START

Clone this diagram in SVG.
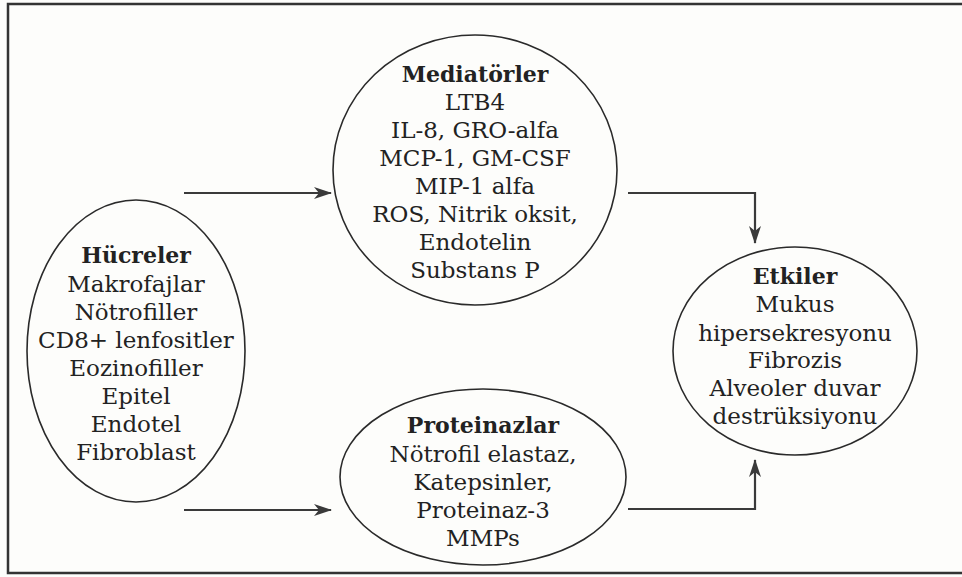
<svg xmlns="http://www.w3.org/2000/svg" width="962" height="577" viewBox="0 0 962 577">
<defs>
<style>
.bg{fill:#fdfdfb}
.frame{fill:none;stroke:#333;stroke-width:2.5}
.node ellipse{fill:none;stroke:#2a2a2a;stroke-width:1.6}
.node text{font-family:"DejaVu Serif","Liberation Serif",serif;font-size:23px;fill:#222;text-anchor:middle}
.node text.t{font-weight:bold;font-size:22px}
.conn{fill:none;stroke:#3a3a3a;stroke-width:2.2}
</style>
<marker id="ah" viewBox="0 0 18 12" refX="17" refY="6" markerWidth="18" markerHeight="12" markerUnits="userSpaceOnUse" orient="auto">
<path d="M0,0 L18,6 L0,12 L5,6 z" fill="#3a3a3a"/>
</marker>
</defs>
<rect class="bg" x="0" y="0" width="962" height="577"/>
<path class="frame" d="M962,4 L8,4 L8,573 L962,573"/>

<g id="connectors">
<line class="conn" x1="184" y1="193" x2="331" y2="193" marker-end="url(#ah)"/>
<line class="conn" x1="184" y1="510" x2="331" y2="510" marker-end="url(#ah)"/>
<path class="conn" d="M628,193 L755,193 L755,243" marker-end="url(#ah)"/>
<path class="conn" d="M628,509 L755,509 L755,460" marker-end="url(#ah)"/>
</g>

<g id="mediatorler" class="node">
<ellipse cx="475" cy="170" rx="142" ry="135"/>
<text class="t" x="475" y="82">Mediatörler</text>
<text x="475" y="110">LTB4</text>
<text x="475" y="138">IL-8, GRO-alfa</text>
<text x="475" y="166">MCP-1, GM-CSF</text>
<text x="475" y="194">MIP-1 alfa</text>
<text x="475" y="222">ROS, Nitrik oksit,</text>
<text x="475" y="250">Endotelin</text>
<text x="475" y="278">Substans P</text>
</g>

<g id="hucreler" class="node">
<ellipse cx="136" cy="351" rx="109" ry="151"/>
<text class="t" x="136" y="263">Hücreler</text>
<text x="136" y="292">Makrofajlar</text>
<text x="136" y="320">Nötrofiller</text>
<text x="136" y="348">CD8+ lenfositler</text>
<text x="136" y="376">Eozinofiller</text>
<text x="136" y="404">Epitel</text>
<text x="136" y="432">Endotel</text>
<text x="136" y="460">Fibroblast</text>
</g>

<g id="proteinazlar" class="node">
<ellipse cx="483" cy="477" rx="143" ry="88"/>
<text class="t" x="483" y="433">Proteinazlar</text>
<text x="483" y="462">Nötrofil elastaz,</text>
<text x="483" y="490">Katepsinler,</text>
<text x="483" y="518">Proteinaz-3</text>
<text x="483" y="546">MMPs</text>
</g>

<g id="etkiler" class="node">
<ellipse cx="795" cy="351" rx="122" ry="104"/>
<text class="t" x="795" y="284">Etkiler</text>
<text x="795" y="312">Mukus</text>
<text x="795" y="341">hipersekresyonu</text>
<text x="795" y="368">Fibrozis</text>
<text x="795" y="396">Alveoler duvar</text>
<text x="795" y="424">destrüksiyonu</text>
</g>
</svg>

END

▶ _Aim_: Without the pictures, repeat the listing above exactly.

▶ _Problem solution_:
Clone this diagram in SVG.
<svg xmlns="http://www.w3.org/2000/svg" width="962" height="577" viewBox="0 0 962 577">
<defs>
<style>
.bg{fill:#fdfdfb}
.frame{fill:none;stroke:#333;stroke-width:2.5}
.node ellipse{fill:none;stroke:#2a2a2a;stroke-width:1.6}
.node text{font-family:"DejaVu Serif","Liberation Serif",serif;font-size:23px;fill:#222;text-anchor:middle}
.node text.t{font-weight:bold;font-size:22px}
.conn{fill:none;stroke:#3a3a3a;stroke-width:2.2}
</style>
<marker id="ah" viewBox="0 0 18 12" refX="17" refY="6" markerWidth="18" markerHeight="12" markerUnits="userSpaceOnUse" orient="auto">
<path d="M0,0 L18,6 L0,12 L5,6 z" fill="#3a3a3a"/>
</marker>
</defs>
<rect class="bg" x="0" y="0" width="962" height="577"/>
<path class="frame" d="M962,4 L8,4 L8,573 L962,573"/>

<g id="connectors">
<line class="conn" x1="184" y1="193" x2="331" y2="193" marker-end="url(#ah)"/>
<line class="conn" x1="184" y1="510" x2="331" y2="510" marker-end="url(#ah)"/>
<path class="conn" d="M628,193 L755,193 L755,243" marker-end="url(#ah)"/>
<path class="conn" d="M628,509 L755,509 L755,460" marker-end="url(#ah)"/>
</g>

<g id="mediatorler" class="node">
<ellipse cx="475" cy="170" rx="142" ry="135"/>
<text class="t" x="475" y="82">Mediatörler</text>
<text x="475" y="110">LTB4</text>
<text x="475" y="138">IL-8, GRO-alfa</text>
<text x="475" y="166">MCP-1, GM-CSF</text>
<text x="475" y="194">MIP-1 alfa</text>
<text x="475" y="222">ROS, Nitrik oksit,</text>
<text x="475" y="250">Endotelin</text>
<text x="475" y="278">Substans P</text>
</g>

<g id="hucreler" class="node">
<ellipse cx="136" cy="351" rx="109" ry="151"/>
<text class="t" x="136" y="263">Hücreler</text>
<text x="136" y="292">Makrofajlar</text>
<text x="136" y="320">Nötrofiller</text>
<text x="136" y="348">CD8+ lenfositler</text>
<text x="136" y="376">Eozinofiller</text>
<text x="136" y="404">Epitel</text>
<text x="136" y="432">Endotel</text>
<text x="136" y="460">Fibroblast</text>
</g>

<g id="proteinazlar" class="node">
<ellipse cx="483" cy="477" rx="143" ry="88"/>
<text class="t" x="483" y="433">Proteinazlar</text>
<text x="483" y="462">Nötrofil elastaz,</text>
<text x="483" y="490">Katepsinler,</text>
<text x="483" y="518">Proteinaz-3</text>
<text x="483" y="546">MMPs</text>
</g>

<g id="etkiler" class="node">
<ellipse cx="795" cy="351" rx="122" ry="104"/>
<text class="t" x="795" y="284">Etkiler</text>
<text x="795" y="312">Mukus</text>
<text x="795" y="341">hipersekresyonu</text>
<text x="795" y="368">Fibrozis</text>
<text x="795" y="396">Alveoler duvar</text>
<text x="795" y="424">destrüksiyonu</text>
</g>
</svg>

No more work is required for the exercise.